Dawn of Mars is a base-building game set in the near future on Mars, where players attempt to establish humanity's first self-sufficient colony on the red planet. I was the lead programmer on this project, and also the sole programmer for the vast majority of development. I was responsible for the overall design of the game logic structure, which included the persistent systems, rover pathfinding AI, UI / localization, and design and balancing tools.

Tim Hortons AR Hockey Cards Experience

Release: September 2016
Play Store Link: Tim Hortons Android
App Store Link: AR Hockey Cards iOS
Role: Programmer
What I Learned: AR best practices

Our company was contracted by Tim Hortons to create an AR experience to accompany their annual hockey cards promotion and their World Cup of Hockey 2016 promotion. We created a mobile application that provided two experiences. The first was triggered when a user scanned a limited edition World Cup of Hockey coffee cup; a short animation played of a rink building around the cup, and showing support for Team Canada.
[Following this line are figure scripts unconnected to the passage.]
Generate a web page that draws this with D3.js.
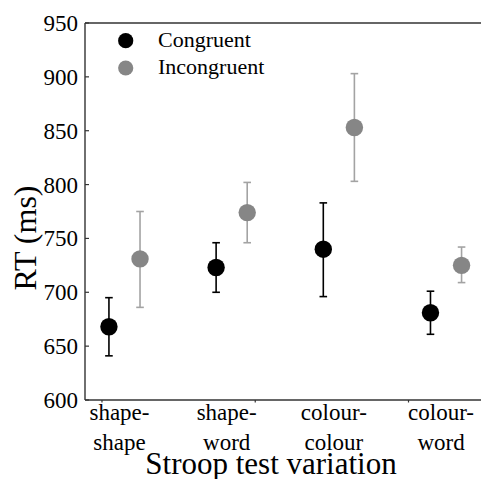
<!DOCTYPE html>
<html>
<head>
<meta charset="utf-8">
<script src="https://cdn.jsdelivr.net/npm/d3@7"></script>
<style>
  html, body { margin: 0; padding: 0; background: #fff; }
  svg { display: block; }
  svg text { font-family: "Liberation Serif", "Times New Roman", serif; }
</style>
</head>
<body>
<svg id="chart" width="481" height="479"></svg>
<script>
// Stroop task reaction times (mean with error bars) per test variation
const categories = ["shape-shape", "shape-word", "colour-colour", "colour-word"];
const categoryLines = [["shape-", "shape"], ["shape-", "word"], ["colour-", "colour"], ["colour-", "word"]];

const congruentMean = [668, 723, 740, 681];
const congruentLow  = [641, 700, 696, 661];
const congruentHigh = [695, 746, 783, 701];

const incongruentMean = [731, 774, 853, 725];
const incongruentLow  = [686, 746, 803, 709];
const incongruentHigh = [775, 802, 903, 742];

const yTicks = [600, 650, 700, 750, 800, 850, 900, 950];
const xMinorTicks = [0.79, 2.22, 3.65];

const seriesNames = ["Congruent", "Incongruent"];

const FONT = "Liberation Serif, Times New Roman, serif";
const svg = d3.select("#chart");
const W = 481;
const plot = { left: 85, top: 23, bottom: 400, right: W };

const y = d3.scaleLinear().domain([600, 950]).range([plot.bottom, plot.top]);
// category i sits at position i+1 on a continuous axis
const x = d3.scaleLinear().domain([0, 5]).range([17.3, 553.2]);
const dodge = 0.145;

const series = [
  { name: seriesNames[0], mean: congruentMean, low: congruentLow, high: congruentHigh,
    dot: "#000000", bar: "#000000", shift: -dodge },
  { name: seriesNames[1], mean: incongruentMean, low: incongruentLow, high: incongruentHigh,
    dot: "#868686", bar: "#a3a3a3", shift: dodge }
];

const axisColor = "#333333";

// frame: left, top and bottom lines
svg.append("line").attr("x1", plot.left).attr("x2", plot.left)
  .attr("y1", plot.top).attr("y2", plot.bottom)
  .attr("stroke", axisColor).attr("stroke-width", 1.4);
svg.append("line").attr("x1", plot.left).attr("x2", plot.right)
  .attr("y1", plot.top).attr("y2", plot.top)
  .attr("stroke", axisColor).attr("stroke-width", 1.4);
svg.append("line").attr("x1", plot.left).attr("x2", plot.right)
  .attr("y1", plot.bottom).attr("y2", plot.bottom)
  .attr("stroke", axisColor).attr("stroke-width", 1.4);

// y axis: inward ticks, labels on the left
const yAxis = svg.append("g").attr("transform", `translate(${plot.left},0)`);
yAxis.selectAll("line.tick").data(yTicks).join("line")
  .attr("class", "tick")
  .attr("x1", 0).attr("x2", 4)
  .attr("y1", d => y(d)).attr("y2", d => y(d))
  .attr("stroke", axisColor).attr("stroke-width", 1.2);
yAxis.selectAll("text").data(yTicks).join("text")
  .attr("x", -7).attr("y", d => y(d)).attr("dy", 8)
  .attr("text-anchor", "end")
  .attr("font-family", FONT)
  .attr("font-size", 23).attr("fill", "#000")
  .text(d => d);

// x axis: small outward ticks
svg.append("g").selectAll("line").data(xMinorTicks).join("line")
  .attr("x1", d => x(d)).attr("x2", d => x(d))
  .attr("y1", plot.bottom).attr("y2", plot.bottom + 2.5)
  .attr("stroke", axisColor).attr("stroke-width", 1.2);

// two-line category labels
const catG = svg.append("g");
categories.forEach((c, i) => {
  const t = catG.append("text")
    .attr("text-anchor", "middle")
    .attr("font-family", FONT)
    .attr("font-size", 23).attr("fill", "#000");
  categoryLines[i].forEach((line, k) => {
    t.append("tspan")
      .attr("x", x(i + 1) - 5)
      .attr("y", 420 + k * 30)
      .text(line);
  });
});

// axis titles
svg.append("text")
  .attr("x", 271).attr("y", 474)
  .attr("text-anchor", "middle")
  .attr("font-family", FONT)
  .attr("font-size", 31).attr("fill", "#000")
  .text("Stroop test variation");

svg.append("text")
  .attr("transform", "translate(36,238) rotate(-90)")
  .attr("text-anchor", "middle")
  .attr("font-family", FONT)
  .attr("font-size", 32).attr("fill", "#000")
  .text("RT (ms)");

// error bars and points
series.forEach(s => {
  const g = svg.append("g");
  const cx = i => x(i + 1 + s.shift);
  const idx = d3.range(categories.length);
  g.selectAll("line.stem").data(idx).join("line")
    .attr("x1", cx).attr("x2", cx)
    .attr("y1", i => y(s.low[i])).attr("y2", i => y(s.high[i]))
    .attr("stroke", s.bar).attr("stroke-width", 1.6);
  ["low", "high"].forEach(key => {
    g.selectAll("line.cap-" + key).data(idx).join("line")
      .attr("x1", i => cx(i) - 3.8).attr("x2", i => cx(i) + 3.8)
      .attr("y1", i => y(s[key][i])).attr("y2", i => y(s[key][i]))
      .attr("stroke", s.bar).attr("stroke-width", 1.6);
  });
  g.selectAll("circle").data(idx).join("circle")
    .attr("cx", cx).attr("cy", i => y(s.mean[i]))
    .attr("r", 8.7)
    .attr("fill", s.dot);
});

// legend
const legend = svg.append("g");
series.forEach((s, k) => {
  legend.append("circle")
    .attr("cx", 125.7).attr("cy", 40.7 + k * 27.3)
    .attr("r", 7.6).attr("fill", s.dot);
  legend.append("text")
    .attr("x", 158).attr("y", 47 + k * 26.5)
    .attr("font-family", FONT)
    .attr("font-size", 22).attr("fill", "#000")
    .text(s.name);
});
</script>
</body>
</html>
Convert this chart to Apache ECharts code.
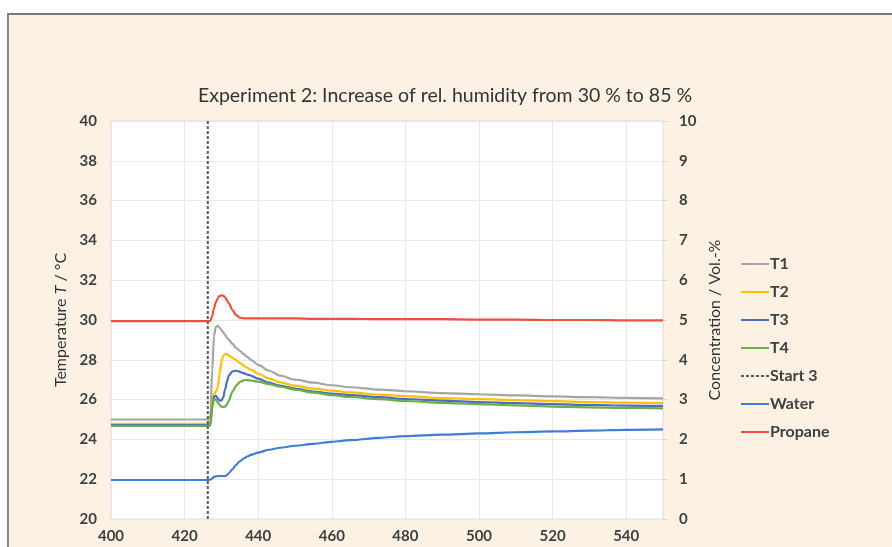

The second experience was triggered by scanning any of the 100+ hockey cards available in restaurant - a short animation of that player would display on top of the card. My responsibilites for this project were to implement the UI and localization logic, and to help fix bugs while the app went through QA.

Ace Academy: Black Flight

Release: December 2015
Play Store Link: Black Flight Android
App Store Link: Black Flight iOS
Web Site: Black Flight Site
Role: Programmer
What I Learned: What it takes to release a game

Ace Academy: Black Flight is a WWI air combat game, featuring historically accurate planes and locations. It was also the first fully-realized game the studio as a whole created and, for the vast majority of the team, the first game they released. I supported the lead developer throughout most of the development, contributing small improvements here and there, and was transitioned onto the project full-time for the final 5 months leading up to release. During this time, I helped fix bugs, implement social features, IAP, and analytics, and ease UI/UX pain points.